→ **What you should do**: Omit pictures and quote the listing below line by line, from its start through the line that holds "y_ticks = [0, 50, 100, 150, 200, 250]".

→ **Data section**:
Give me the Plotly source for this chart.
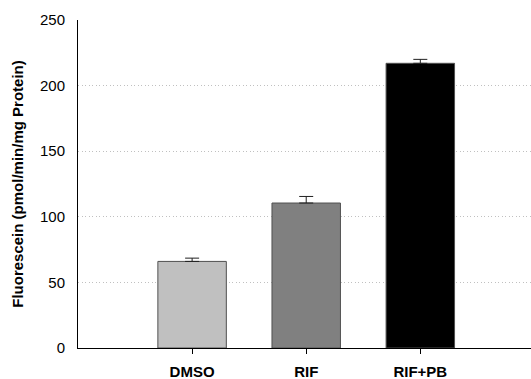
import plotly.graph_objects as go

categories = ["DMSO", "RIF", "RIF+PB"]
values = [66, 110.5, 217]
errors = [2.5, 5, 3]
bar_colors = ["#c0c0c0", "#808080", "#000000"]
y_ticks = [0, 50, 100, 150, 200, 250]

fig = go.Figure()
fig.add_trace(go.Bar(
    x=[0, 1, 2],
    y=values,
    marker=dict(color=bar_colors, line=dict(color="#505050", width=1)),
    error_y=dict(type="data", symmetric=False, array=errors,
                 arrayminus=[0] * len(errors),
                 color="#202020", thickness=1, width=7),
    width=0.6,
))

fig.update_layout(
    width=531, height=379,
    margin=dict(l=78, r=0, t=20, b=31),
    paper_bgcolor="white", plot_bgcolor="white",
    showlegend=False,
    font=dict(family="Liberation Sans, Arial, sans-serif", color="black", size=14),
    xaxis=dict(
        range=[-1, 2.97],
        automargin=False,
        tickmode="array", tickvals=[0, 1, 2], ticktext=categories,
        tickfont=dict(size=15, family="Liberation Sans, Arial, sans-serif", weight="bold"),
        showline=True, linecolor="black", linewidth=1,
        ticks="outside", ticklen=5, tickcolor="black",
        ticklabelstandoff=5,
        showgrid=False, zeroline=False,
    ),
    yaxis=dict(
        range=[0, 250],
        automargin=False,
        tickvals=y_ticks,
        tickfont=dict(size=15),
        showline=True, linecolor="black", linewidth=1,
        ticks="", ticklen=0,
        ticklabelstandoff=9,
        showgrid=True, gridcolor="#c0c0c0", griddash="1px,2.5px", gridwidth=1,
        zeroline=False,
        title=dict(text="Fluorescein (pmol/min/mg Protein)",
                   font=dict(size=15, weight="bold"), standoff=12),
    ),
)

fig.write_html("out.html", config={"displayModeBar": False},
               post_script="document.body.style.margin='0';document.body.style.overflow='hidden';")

→ **Output for this task**:
Give me the Plotly source for this chart.
import plotly.graph_objects as go

categories = ["DMSO", "RIF", "RIF+PB"]
values = [66, 110.5, 217]
errors = [2.5, 5, 3]
bar_colors = ["#c0c0c0", "#808080", "#000000"]
y_ticks = [0, 50, 100, 150, 200, 250]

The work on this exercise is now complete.